DAY33

마친자·2021년 8월 26일

[코드스테이츠] AI 코스

목록 보기

22/33

특성 중요도

Feature Importances(Mean decrease impurity, MDI)

sklearn 트리 기반 분류기에서 디폴트로 사용
속도는 빠르지만 결과를 주의해서 봐야함
- Warning: impurity-based feature importances can be misleading for high cardinality features (many unique values)
- high cardinality features-> 과적합될 위험 有
각각 특성을 모든 트리에 대해 평균불순도감소(mean decrease impurity)를 계산한 값
DAY27

rf = pipe.named_steps['randomforestclassifier']
importances = pd.Series(rf.feature_importances_, X_train.columns)

# 시각화
%matplotlib inline
import matplotlib.pyplot as plt

n = 20
plt.figure(figsize=(10,n/2))
plt.title(f'Top {n} features')
importances.sort_values()[-n:].plot.barh();

Drop-Column Importance

매 특성을 drop한 후 fit
이론적으로 가장 좋아보이지만 손으로 하나하나 하는 것이기 때문에 매우 느림
예시는 N233

순열중요도(Permutation Importance, Mean Decrease Accuracy,MDA)

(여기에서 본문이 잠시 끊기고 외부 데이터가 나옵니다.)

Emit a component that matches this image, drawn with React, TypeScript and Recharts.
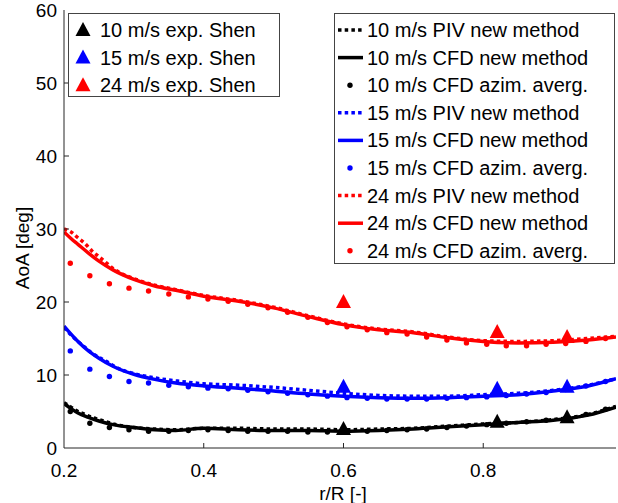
import { ComposedChart, Line, Scatter, XAxis, YAxis } from "recharts";

// r/R sample positions
const R_CFD = [0.2, 0.21, 0.22, 0.235, 0.25, 0.27, 0.3, 0.33, 0.36, 0.4, 0.45, 0.5, 0.55, 0.6, 0.65, 0.7, 0.75, 0.8, 0.85, 0.9, 0.95, 0.99];
const R_PIV = [0.2, 0.21, 0.22, 0.23, 0.24, 0.25, 0.26, 0.27, 0.28, 0.3, 0.33, 0.36, 0.4, 0.45, 0.5, 0.55, 0.6, 0.65, 0.7, 0.75, 0.8, 0.85, 0.9, 0.95, 0.99];
const R_AZIM = [0.209, 0.237, 0.265, 0.293, 0.321, 0.35, 0.378, 0.406, 0.435, 0.463, 0.492, 0.52, 0.549, 0.577, 0.605, 0.634, 0.662, 0.691, 0.719, 0.748, 0.776, 0.805, 0.833, 0.862, 0.89, 0.918, 0.947, 0.975];
const R_EXP = [0.6, 0.82, 0.92];

// AoA [deg]
const CFD_10 = [6.1, 5.4, 4.8, 4.2, 3.7, 3.2, 2.8, 2.5, 2.4, 2.7, 2.5, 2.4, 2.4, 2.3, 2.4, 2.6, 2.9, 3.2, 3.5, 3.8, 4.5, 5.6];
const CFD_15 = [16.7, 15.6, 14.6, 13.3, 12.3, 11.2, 10.1, 9.4, 8.9, 8.5, 8.2, 7.8, 7.4, 7.1, 6.9, 6.8, 6.9, 7.1, 7.3, 7.8, 8.5, 9.5];
const CFD_24 = [29.6, 28.7, 27.9, 26.7, 25.6, 24.4, 23.1, 22.2, 21.6, 20.8, 20.1, 19.2, 18.0, 16.9, 16.2, 15.8, 15.1, 14.6, 14.4, 14.5, 14.8, 15.2];

const PIV_10 = [6.2, 5.6, 5.0, 4.6, 4.2, 3.9, 3.6, 3.3, 3.1, 2.8, 2.6, 2.5, 2.7, 2.7, 2.6, 2.6, 2.5, 2.6, 2.7, 3.0, 3.3, 3.5, 3.9, 4.6, 5.7];
const PIV_15 = [16.5, 15.5, 14.6, 13.8, 13.0, 12.4, 11.9, 11.3, 10.8, 10.2, 9.6, 9.2, 8.8, 8.6, 8.3, 7.9, 7.5, 7.2, 7.1, 7.1, 7.3, 7.5, 7.9, 8.6, 9.5];
const PIV_24 = [30.0, 29.6, 28.8, 28.0, 27.0, 26.2, 25.4, 24.6, 24.0, 23.2, 22.3, 21.7, 20.9, 20.2, 19.3, 18.1, 17.0, 16.3, 15.9, 15.2, 14.7, 14.6, 14.7, 15.0, 15.3];

const AZIM_10 = [5.0, 3.4, 2.8, 2.5, 2.3, 2.3, 2.4, 2.5, 2.4, 2.3, 2.3, 2.3, 2.2, 2.2, 2.2, 2.3, 2.4, 2.5, 2.6, 2.8, 3.0, 3.2, 3.4, 3.6, 3.8, 4.1, 4.6, 5.3];
const AZIM_15 = [13.3, 10.8, 9.8, 9.1, 8.9, 8.6, 8.4, 8.2, 8.1, 7.9, 7.7, 7.5, 7.3, 7.1, 6.9, 6.8, 6.7, 6.7, 6.7, 6.8, 6.9, 7.0, 7.2, 7.4, 7.6, 8.0, 8.5, 9.1];
const AZIM_24 = [25.3, 23.6, 22.5, 21.9, 21.5, 21.1, 20.7, 20.4, 20.1, 19.7, 19.2, 18.6, 17.9, 17.2, 16.6, 16.2, 15.8, 15.6, 15.2, 14.8, 14.4, 14.2, 14.0, 14.0, 14.2, 14.3, 14.6, 15.0];

const EXP_10 = [2.6, 3.6, 4.2];
const EXP_15 = [8.4, 8.1, 8.4];
const EXP_24 = [20.0, 15.9, 15.2];

const X_TICKS = [0.2, 0.4, 0.6, 0.8];
const Y_TICKS = [0, 10, 20, 30, 40, 50, 60];

const BLACK = "#000000";
const BLUE = "#0000ff";
const RED = "#ff0000";
const AXIS = "#262626";
const FONT = "'Liberation Sans', Arial, Helvetica, sans-serif";

const pts = (xs: number[], ys: number[]) => xs.map((x, i) => ({ x, y: ys[i] }));

const BottomTick = (props: any) => {
  const { x, y, payload } = props;
  return (
    <g>
      {payload.value > 0.2 && <line x1={x} y1={y} x2={x} y2={y - 5} stroke={AXIS} />}
      <text x={x} y={y + 29} textAnchor="middle" fontSize={19} fontFamily={FONT} fill="#000">
        {payload.value.toFixed(1)}
      </text>
    </g>
  );
};

const LeftTick = (props: any) => {
  const { x, y, payload } = props;
  return (
    <g>
      {payload.value > 0 && payload.value < 60 && <line x1={x} y1={y} x2={x + 5} y2={y} stroke={AXIS} />}
      <text x={x - 7} y={y + 7} textAnchor="end" fontSize={19} fontFamily={FONT} fill="#000">
        {payload.value}
      </text>
    </g>
  );
};

const TopTick = (props: any) => {
  const { x, y, payload } = props;
  if (payload.value <= 0.2) return <g />;
  return <line x1={x} y1={y} x2={x} y2={y + 5} stroke={AXIS} />;
};

const RightTick = (props: any) => {
  const { x, y, payload } = props;
  if (payload.value <= 0 || payload.value >= 60) return <g />;
  return <line x1={x} y1={y} x2={x - 5} y2={y} stroke={AXIS} />;
};

const Triangle = (props: any) => {
  const { cx, cy, fill } = props;
  if (cx == null || cy == null) return <g />;
  return <polygon points={`${cx},${cy - 8} ${cx - 7.5},${cy + 6} ${cx + 7.5},${cy + 6}`} fill={fill} />;
};

const Dot = (props: any) => {
  const { cx, cy, fill } = props;
  if (cx == null || cy == null) return <g />;
  return <circle cx={cx} cy={cy} r={2.7} fill={fill} />;
};

const LEFT_LEGEND = [
  { label: "10 m/s exp. Shen", color: BLACK },
  { label: "15 m/s exp. Shen", color: BLUE },
  { label: "24 m/s exp. Shen", color: RED },
];

const RIGHT_LEGEND = [
  { label: "10 m/s PIV new method", color: BLACK, kind: "dot-line" },
  { label: "10 m/s CFD new method", color: BLACK, kind: "line" },
  { label: "10 m/s CFD azim. averg.", color: BLACK, kind: "dot" },
  { label: "15 m/s PIV new method", color: BLUE, kind: "dot-line" },
  { label: "15 m/s CFD new method", color: BLUE, kind: "line" },
  { label: "15 m/s CFD azim. averg.", color: BLUE, kind: "dot" },
  { label: "24 m/s PIV new method", color: RED, kind: "dot-line" },
  { label: "24 m/s CFD new method", color: RED, kind: "line" },
  { label: "24 m/s CFD azim. averg.", color: RED, kind: "dot" },
];

const DASH = "3.5 3.2";

export default function App() {
  const lines = [
    { d: pts(R_CFD, CFD_10), c: BLACK },
    { d: pts(R_CFD, CFD_15), c: BLUE },
    { d: pts(R_CFD, CFD_24), c: RED },
  ];
  const piv = [
    { d: pts(R_PIV, PIV_10), c: BLACK },
    { d: pts(R_PIV, PIV_15), c: BLUE },
    { d: pts(R_PIV, PIV_24), c: RED },
  ];
  const azim = [
    { d: pts(R_AZIM, AZIM_10), c: BLACK },
    { d: pts(R_AZIM, AZIM_15), c: BLUE },
    { d: pts(R_AZIM, AZIM_24), c: RED },
  ];
  const exp = [
    { d: pts(R_EXP, EXP_10), c: BLACK },
    { d: pts(R_EXP, EXP_15), c: BLUE },
    { d: pts(R_EXP, EXP_24), c: RED },
  ];

  return (
    <div style={{ position: "absolute", left: 0, top: 0, width: 618, height: 503, background: "#fff" }}>
      <ComposedChart width={618} height={503} margin={{ top: 10, right: 2, bottom: 0, left: 0 }}>
        <XAxis
          xAxisId="b"
          type="number"
          dataKey="x"
          domain={[0.2, 0.99]}
          ticks={X_TICKS}
          height={55}
          tickSize={0}
          tickMargin={0}
          tickLine={false}
          axisLine={{ stroke: AXIS }}
          tick={<BottomTick />}
          allowDataOverflow
        />
        <XAxis
          xAxisId="t"
          orientation="top"
          type="number"
          dataKey="x"
          domain={[0.2, 0.99]}
          ticks={X_TICKS}
          height={0}
          tickSize={0}
          tickMargin={0}
          tickLine={false}
          axisLine={{ stroke: AXIS }}
          tick={<TopTick />}
          allowDataOverflow
        />
        <YAxis
          yAxisId="l"
          type="number"
          dataKey="y"
          domain={[0, 60]}
          ticks={Y_TICKS}
          width={64}
          tickSize={0}
          tickMargin={0}
          tickLine={false}
          axisLine={{ stroke: AXIS }}
          tick={<LeftTick />}
          allowDataOverflow
        />
        <YAxis
          yAxisId="r"
          orientation="right"
          type="number"
          dataKey="y"
          domain={[0, 60]}
          ticks={Y_TICKS}
          width={0}
          tickSize={0}
          tickMargin={0}
          tickLine={false}
          axisLine={{ stroke: AXIS }}
          tick={<RightTick />}
          allowDataOverflow
        />
        {piv.map((s, i) => (
          <Line
            key={"piv" + i}
            xAxisId="b"
            yAxisId="l"
            data={s.d}
            dataKey="y"
            type="monotone"
            stroke={s.c}
            strokeWidth={3.5}
            strokeDasharray={DASH}
            dot={false}
            isAnimationActive={false}
          />
        ))}
        {lines.map((s, i) => (
          <Line
            key={"cfd" + i}
            xAxisId="b"
            yAxisId="l"
            data={s.d}
            dataKey="y"
            type="monotone"
            stroke={s.c}
            strokeWidth={3.5}
            dot={false}
            isAnimationActive={false}
          />
        ))}
        {azim.map((s, i) => (
          <Scatter
            key={"az" + i}
            xAxisId="b"
            yAxisId="l"
            data={s.d}
            fill={s.c}
            shape={<Dot />}
            isAnimationActive={false}
          />
        ))}
        {exp.map((s, i) => (
          <Scatter
            key={"exp" + i}
            xAxisId="b"
            yAxisId="l"
            data={s.d}
            fill={s.c}
            shape={<Triangle />}
            isAnimationActive={false}
          />
        ))}
      </ComposedChart>

      <svg width={618} height={503} style={{ position: "absolute", left: 0, top: 0, pointerEvents: "none" }}>
        <text
          x={0}
          y={0}
          transform="translate(29,248) rotate(-90)"
          textAnchor="middle"
          fontSize={19}
          fontFamily={FONT}
          fill="#000"
        >
          AoA [deg]
        </text>
        <text x={343} y={500} textAnchor="middle" fontSize={19} fontFamily={FONT} fill="#000">
          r/R [-]
        </text>

        <rect x={68.5} y={13.5} width={211} height={83} fill="#fff" stroke="#444" strokeWidth={1} />
        {LEFT_LEGEND.map((e, i) => {
          const cy = 30 + i * 27.6;
          return (
            <g key={e.label}>
              <polygon points={`${83},${cy - 8} ${75.5},${cy + 6} ${90.5},${cy + 6}`} fill={e.color} />
              <text x={100} y={cy + 7} fontSize={20} fontFamily={FONT} fill="#000">
                {e.label}
              </text>
            </g>
          );
        })}

        <rect x={334.5} y={13.5} width={280} height={250} fill="#fff" stroke="#444" strokeWidth={1} />
        {RIGHT_LEGEND.map((e, i) => {
          const cy = 30 + i * 27.6;
          return (
            <g key={e.label}>
              {e.kind === "line" && <line x1={338} y1={cy} x2={363} y2={cy} stroke={e.color} strokeWidth={3.5} />}
              {e.kind === "dot-line" && (
                <line x1={338} y1={cy} x2={363} y2={cy} stroke={e.color} strokeWidth={3.5} strokeDasharray={DASH} />
              )}
              {e.kind === "dot" && <circle cx={350} cy={cy} r={2.7} fill={e.color} />}
              <text x={367} y={cy + 7} fontSize={20} fontFamily={FONT} fill="#000">
                {e.label}
              </text>
            </g>
          );
        })}
      </svg>
    </div>
  );
}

기본 특성 중요도와 Drop-column 중요도 중간에 위치

관심있는 특성에만 무작위로 노이즈를 주고 예측을 하였을 때 성능 평가지표(정확도, F1, R2 등)가 얼마나 감소하는지를 측정

검증데이터에서 각 특성을 제거하지 않고 특성값에 무작위로 노이즈를 주어 기존 정보를 제거하여 특성이 기존에 하던 역할을 하지 못하게 하고 성능을 측정

노이즈를 준다는 것은 기존의 정보를 제거하거나 제 기능을 하지 못하게 하는 것

노이즈를 주는 가장 간단한 방법이 그 특성값들을 샘플들 내에서 섞는 것(shuffle, permutation)

재학습이 필요없음

high cardinality features 중요도 부풀려지는 걸 바로 잡을 수 있음

eli5 라이브러리

pipe 라인 생성

from sklearn.pipeline import Pipeline
from sklearn.pipeline import make_pipeline
pipe = Pipeline([
    ('preprocessing', make_pipeline(OrdinalEncoder(), SimpleImputer())),
    ('rf', RandomForestClassifier(n_estimators=100, random_state=2, n_jobs=-1)) 
])
pipe.fit(X_train, y_train)

import warnings 
warnings.simplefilter(action='ignore', category=FutureWarning)

import eli5
from eli5.sklearn import PermutationImportance

# permuter 정의
permuter = PermutationImportance(
    pipe.named_steps['rf'], # model
    scoring='accuracy', # metric
    n_iter=5, # 다른 random seed를 사용하여 5번 반복
    random_state=2
)

# permuter 계산은 preprocessing 된 X_val을 사용합니다.
X_val_transformed = pipe.named_steps['preprocessing'].transform(X_val)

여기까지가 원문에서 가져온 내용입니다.